Markets are now focusing on the economic upside from the $200B war, an economic win for a U.S. economy already on an upward path paved by tax breaks, reshoring, and AI spending excesses. They are now smelling the spoils of victory in the form of a return to $60 oil as well, once the Gulf tankers are allowed to resume sailing. At that point, the 'trumpets' will be virtually blaring. That's when you should 'sell, sell, sell'!
Why? Post-war euphoria will give way to new concerns at some point. The next battlefront will be in the capital markets, as they will be tasked with backfilling the gaping hole left at the U.S. Treasury. The low-hanging fruit of DOGE cuts now behind them, and huge Defence department costs, Bessent and Co. are facing surging deficits just as tax cuts start to kick in. Despite the recent feeble flight-to-quality rally, the Greenback should resume its weakening, further reducing foreign investor appetite for Treasuries. The Euro looks poised to rally to new highs here.
So a failed Treasury auction is not something that risk-takers want to see. As we saw in the Crash of '87, that won't be risk-friendly. And that's before the potential for a renewed Fed tightening cycle amid an overstimulative, inflationary fiscal backdrop. I'd be selling long bonds on any rally this year.
Those worries are for another day. Investors are back to the business at hand. The bull market is alive and well! Just stop overthinking it. So, as we bid the Leafs a good golf season and the Jays are breaking down like my 10-year-old car, I'm just happy to be back at my post, doing play-by-play on the greatest game I know - stocks!
Risk Model: 2/5 - Risk Off
The rally's velocity has already generated a risk-off signal in Canadian markets. Let's review the charts of the five risk model components for a reset of the risk backdrop:
AAII Bull/Bear Ratio

AAII Sentiment is locked in a trading range and recovering from the Iran shock. Should go green in this week's reading.
Copper/Gold Ratio

In a definite bull market now, as fiscal stimulus now adds to last year's rate-cutting push to metals prices. I'm still betting copper will outperform gold this year. It's the economy, stupid!
3 Month VIX

Volatility risks are subsiding nicely here. Didn't reach the Trump tariff peak despite the harsh rhetoric. He must be losing his touch.
TSX ETF - XIU

Two things I notice: The Canadian market is strong!

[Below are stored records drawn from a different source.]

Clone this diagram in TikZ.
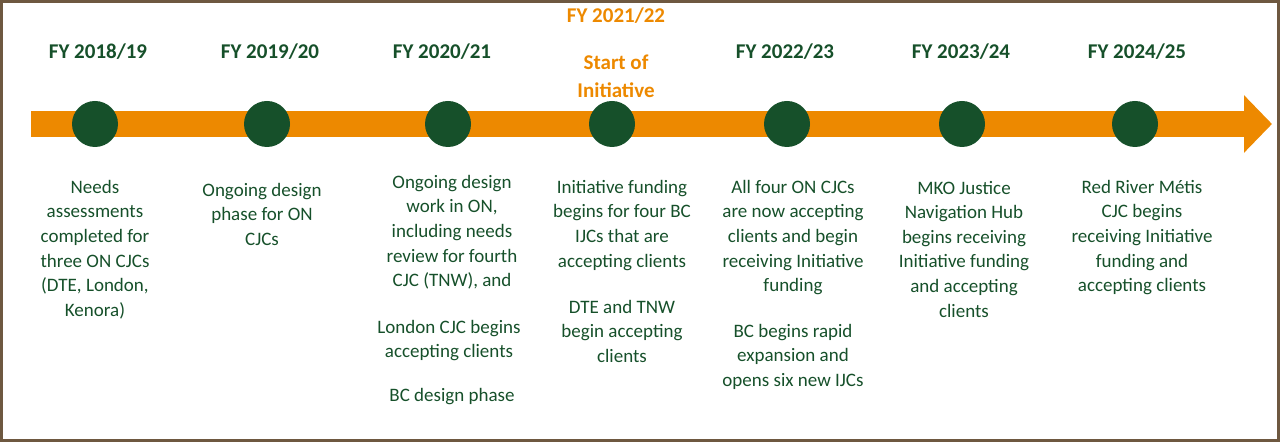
\documentclass[tikz,border=0pt]{standalone}
\usepackage{fontspec}
\setmainfont{Carlito}
\usetikzlibrary{positioning,arrows.meta}
\definecolor{dkgreen}{RGB}{22,80,42}
\definecolor{tlorange}{RGB}{237,137,0}
\definecolor{frame}{RGB}{110,88,64}
\begin{document}
\begin{tikzpicture}[x=0.5pt,y=-0.5pt]

      \tikzset{dot/.style={circle, fill=dkgreen, inner sep=0pt, minimum size=23pt},
               year/.style={font=\bfseries\fontsize{10.5}{12}\selectfont, text=dkgreen},
               orng/.style={font=\bfseries\fontsize{10.5}{14}\selectfont, text=tlorange, align=center},
               info/.style={font=\fontsize{9.5}{12.3}\selectfont, text=dkgreen, align=center, anchor=north}}
      \useasboundingbox (0,0) rectangle (1280,442);
      \draw[frame, line width=1.5pt] (1.5,1.5) rectangle (1278.5,440.5);
%% Arrow
      \coordinate (s) at (31,124);
      \coordinate (e) at (1272,124);
      \draw[tlorange, line width=13pt, -{Triangle[length=14pt,width=28pt]}] (s) -- (e);
%% Dots
      \node[dot] (d1) at (95,124) {};
      \node[dot] (d2) at (267,124) {};
      \node[dot] (d3) at (448,124) {};
      \node[dot] (d4) at (612,124) {};
      \node[dot] (d5) at (787,124) {};
      \node[dot] (d6) at (962,124) {};
      \node[dot] (d7) at (1135,124) {};
%% Years
      \node[year] (y1) at (98,52) {FY 2018/19};
      \node[year] (y2) at (270,52) {FY 2019/20};
      \node[year] (y3) at (442,52) {FY 2020/21};
      \node[orng] (y4) at (616,16) {FY 2021/22};
      \node[orng] (st) at (616,76) {Start of\\Initiative};
      \node[year] (y5) at (785,52) {FY 2022/23};
      \node[year] (y6) at (961,52) {FY 2023/24};
      \node[year] (y7) at (1137,52) {FY 2024/25};
%% Texts
      \node[info] (t1) at (95,173) {Needs\\assessments\\completed for\\three ON CJCs\\(DTE, London,\\Kenora)};
      \node[info] (t2) at (262,176) {Ongoing design\\phase for ON\\CJCs};
      \node[info] (t3) at (452,168) {Ongoing design\\work in ON,\\including needs\\review for fourth\\CJC (TNW), and};
      \node[info] (t3b) at (449,313) {London CJC begins\\accepting clients};
      \node[info] (t3c) at (452,381) {BC design phase};
      \node[info] (t4) at (622,173) {Initiative funding\\begins for four BC\\IJCs that are\\accepting clients};
      \node[info] (t4b) at (622,293) {DTE and TNW\\begin accepting\\clients};
      \node[info] (t5) at (793,173) {All four ON CJCs\\are now accepting\\clients and begin\\receiving Initiative\\funding};
      \node[info] (t5b) at (793,317) {BC begins rapid\\expansion and\\opens six new IJCs};
      \node[info] (t6) at (964,174) {MKO Justice\\Navigation Hub\\begins receiving\\Initiative funding\\and accepting\\clients};
      \node[info] (t7) at (1142,173) {Red River Métis\\CJC begins\\receiving Initiative\\funding and\\accepting clients};
\end{tikzpicture}
\end{document}
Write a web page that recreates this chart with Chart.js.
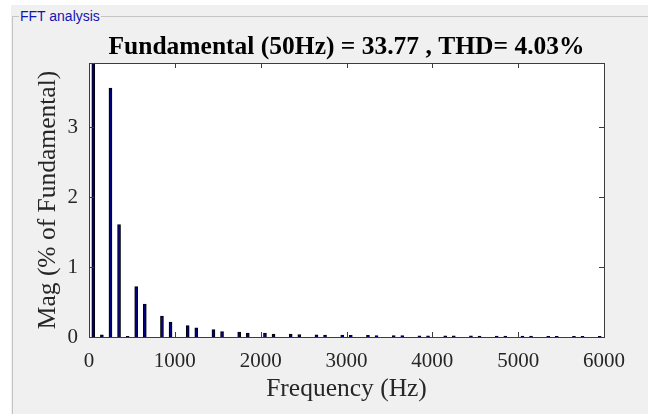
<!DOCTYPE html>
<html>
<head>
<meta charset="utf-8">
<title>FFT analysis</title>
<script src="https://cdn.jsdelivr.net/npm/chart.js@4.4.1/dist/chart.umd.min.js"></script>
<style>
    body { margin: 0; background: #ffffff; }
    #panel { position: absolute; left: 11px; top: 5px; width: 637px; height: 409px; background: #f0f0f0; }
    #group { position: absolute; left: 12px; top: 16px; width: 640px; height: 410px; border-left: 1px solid #c4c4c4; border-top: 1px solid #c4c4c4; }
    #groupLabel { position: absolute; left: 19px; top: 8px; padding: 0 1px; background: #f0f0f0; color: #1414b4;
        font: 14px "Liberation Sans", Arial, sans-serif; }
    #wrap { position: absolute; left: 0; top: 0; width: 648px; height: 414px; }
</style>
</head>
<body>
<div id="panel"></div>
<div id="group"></div>
<div id="groupLabel">FFT analysis</div>
<div id="wrap"><canvas id="fft" width="648" height="414"></canvas></div>
<script>
// harmonic frequencies (Hz) and magnitudes (% of fundamental)
const freqs = [50, 150, 250, 350, 450, 550, 650, 850, 950, 1150, 1250, 1450, 1550, 1750, 1850,
    2050, 2150, 2350, 2450, 2650, 2750, 2950, 3050, 3250, 3350, 3550, 3650, 3850, 3950,
    4150, 4250, 4450, 4550, 4750, 4850, 5050, 5150, 5350, 5450, 5650, 5750, 5950];
const mags = [100, 0.03, 3.56, 1.61, 0.01, 0.72, 0.47, 0.30, 0.215, 0.163, 0.13, 0.106, 0.077, 0.072, 0.057,
    0.057, 0.043, 0.043, 0.036, 0.032, 0.028, 0.027, 0.024, 0.024, 0.021, 0.02, 0.019, 0.018, 0.017,
    0.016, 0.015, 0.015, 0.014, 0.013, 0.013, 0.012, 0.012, 0.011, 0.011, 0.01, 0.01, 0.01];
const xTicks = [0, 1000, 2000, 3000, 4000, 5000, 6000];
const yTicks = [0, 1, 2, 3];
const titleText = "Fundamental (50Hz) = 33.77 , THD= 4.03%";

const serif = "'Liberation Serif', 'Times New Roman', serif";

const axesBox = {
    id: "axesBox",
    beforeDraw(chart) {
        const a = chart.chartArea;
        const ctx = chart.ctx;
        ctx.save();
        ctx.fillStyle = "#ffffff";
        ctx.fillRect(a.left, a.top, a.right - a.left, a.bottom - a.top);
        ctx.restore();
    },
    afterDraw(chart) {
        const a = chart.chartArea;
        const ctx = chart.ctx;
        const x = chart.scales.x, y = chart.scales.y;
        ctx.save();
        ctx.strokeStyle = "#3c3c3c";
        ctx.lineWidth = 1;
        ctx.beginPath();
        xTicks.forEach(v => {
            const px = Math.round(x.getPixelForValue(v)) + 0.5;
            ctx.moveTo(px, a.bottom); ctx.lineTo(px, a.bottom - 5);
            ctx.moveTo(px, a.top); ctx.lineTo(px, a.top + 5);
        });
        yTicks.forEach(v => {
            const py = Math.round(y.getPixelForValue(v)) + 0.5;
            ctx.moveTo(a.left, py); ctx.lineTo(a.left + 5, py);
            ctx.moveTo(a.right, py); ctx.lineTo(a.right - 5, py);
        });
        ctx.stroke();
        ctx.strokeRect(Math.round(a.left) + 0.5, Math.round(a.top) + 0.5,
            Math.round(a.right - a.left), Math.round(a.bottom - a.top));
        ctx.restore();
    }
};

const ctx = document.getElementById("fft").getContext("2d");
new Chart(ctx, {
    type: "bar",
    data: {
        datasets: [{
            data: freqs.map((f, i) => ({ x: f, y: mags[i] })),
            backgroundColor: "#000080",
            borderColor: "#000000",
            borderWidth: 1,
            barThickness: 3
        }]
    },
    options: {
        responsive: false,
        animation: false,
        layout: { padding: { left: 45, right: 0, top: 0, bottom: 0 } },
        plugins: {
            legend: { display: false },
            tooltip: { enabled: false },
            title: {
                display: true,
                text: titleText,
                color: "#000000",
                font: { family: serif, size: 25.5, weight: "bold", lineHeight: 1.2 },
                padding: { top: 31.7, bottom: 0.7 }
            }
        },
        scales: {
            x: {
                type: "linear",
                offset: false,
                min: 0,
                max: 6000,
                afterBuildTicks: s => { s.ticks = xTicks.map(v => ({ value: v })); },
                afterFit: s => { s.height = 77; },
                grid: { display: false, drawTicks: false },
                border: { display: false },
                ticks: { color: "#262626", padding: 12, font: { family: serif, size: 21 }, maxRotation: 0,
                    callback: v => String(v) },
                title: {
                    display: true,
                    text: "Frequency (Hz)",
                    color: "#262626",
                    font: { family: serif, size: 25.5, lineHeight: 1.2 },
                    padding: { top: 0, bottom: 9 }
                }
            },
            y: {
                min: 0,
                max: 3.92,
                afterBuildTicks: s => { s.ticks = yTicks.map(v => ({ value: v })); },
                afterFit: s => { s.width = 44; },
                grid: { display: false, drawTicks: false },
                border: { display: false },
                ticks: { color: "#262626", padding: 11, font: { family: serif, size: 21 },
                    callback: v => String(v) },
                title: {
                    display: true,
                    text: "Mag (% of Fundamental)",
                    color: "#262626",
                    font: { family: serif, size: 25.5, lineHeight: 1.2 },
                    padding: { top: -12.3, bottom: 0 }
                }
            },
            y2: {
                position: "right",
                display: true,
                afterFit: s => { s.width = 44; },
                grid: { display: false, drawTicks: false },
                border: { display: false },
                ticks: { display: false }
            }
        }
    },
    plugins: [axesBox]
});
</script>
</body>
</html>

It never corrected to the 200-day moving average, and the RSI and 200DMA indicators are already above their signal levels. The Canadian market performed better during the U.S. correction, driven by an energy stock rally. That is reversing now, and the U.S. market should do better than Canada in the short term. But the huge secular bear market for Canadian stocks relative to the U.S., in place since 2011, is over.